E-cigarettes and specialist "craft" beers have been added to the basket of goods used to measure the UK's inflation rate.
The additions are part of the Office for National Statistics' (ONS) annual revision of the basket.
The cost of music streaming services has been added as well, but sat-navs have been dropped.
The basket of goods currently contains 703 items and services, of which 13 are new this year after eight were removed.
The inflation rate currently stands at a record low of 0.3%, as measured by the Consumer Prices Index.
Inflation basket 2015
Goods used to measure inflation
Specialist craft beers
OUT Frozen pizza - we're buying chilled ones instead
OUT White emulsion - we're decorating with more coloured paints
OUT Sat nav - people are using their smart phones to navigate
The ONS said that e-cigarettes had been added because many smokers were using them.
Sales of "craft" beers have been brought in because more money is being spent on them, along with a rise in the shelf space devoted to those beers in shops and supermarkets.
Although only around 700 items have their prices tracked each month, many are measured in several places. So 110,000 prices are collected from 20,000 shops in the UK, with another 70,000 prices measured online.

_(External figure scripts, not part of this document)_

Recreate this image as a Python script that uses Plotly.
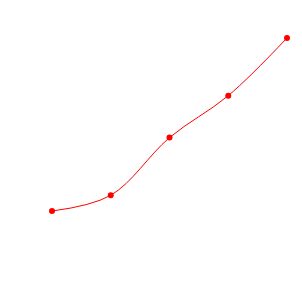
import plotly.graph_objects as go

x_values = [1, 2, 3, 4, 5]
y_values = [0, 3, 14, 22, 33]

fig = go.Figure()
fig.add_trace(go.Scatter(
    x=x_values, y=y_values,
    mode="lines+markers",
    line=dict(color="#ff0000", width=1, shape="spline"),
    marker=dict(color="#ff0000", size=6, symbol="circle"),
    hoverinfo="skip",
))
fig.update_layout(
    width=302, height=283,
    margin=dict(l=0, r=0, t=0, b=0),
    paper_bgcolor="white", plot_bgcolor="white",
    showlegend=False,
    xaxis=dict(visible=False, range=[1 - 52 / 58.75, 5 + 15 / 58.75]),
    yaxis=dict(visible=False, range=[-72 / 5.2424, 211 / 5.2424]),
)
fig.write_html("out.html")
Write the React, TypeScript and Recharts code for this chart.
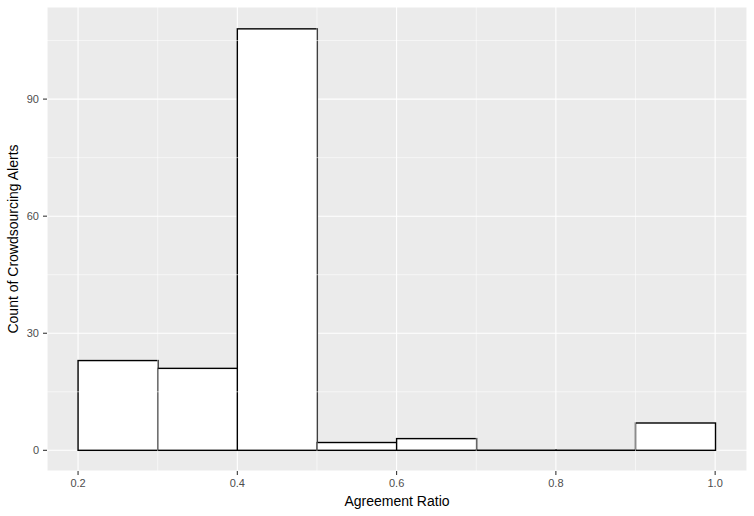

Revisions to this year's basket continue to reflect the fast-moving change in the use of technology.
For 2015, the cost of music streaming services has been included, along with subscriptions to online console computer games.
Headphones have been added too, as well as mobile phone accessories such as covers and chargers.
However, sat navs are no longer included. "Partly because many drivers now navigate using smart phones, but also because some new cars now come with sat-navs built in," the ONS said.
Recent years have seen additions to the basket of the cost of video streaming services, e-books, tablet computers and smartphones.
Out have gone DVD recorders, Freeview set-top boxes, the cost of developing colour films and mobile phone downloads.
In and out
Items in the basket may be introduced or dropped to reflect changes in how much people are spending on them, and also to reflect new categories of spending.
So the cost of protein powders for gym-goers is now being measured to reflect the wider group of sports food supplements.
The ONS said this was "a distinct and growing sector not previously covered within the class".
Other changes are made each year to improve the coverage of an existing category of goods.
That explains the introduction of headphones to improve the coverage of audio-visual equipment.
In a similar move, sweet potatoes have been added to the vegetable category.
"This is an area of the basket where there is much variability in price changes so it is beneficial to collect across as broad a range of items as possible," the ONS said.
Likewise, melons have been added to the fresh fruits whose prices are measured.
Yoghurt drinks have been dropped, partly because less is being spent on them.
But other items, such cut lilies, have been left out because they are simply a variation on other items still in the index and it has been judged that dropping them will have no effect on the accuracy of the overall basket.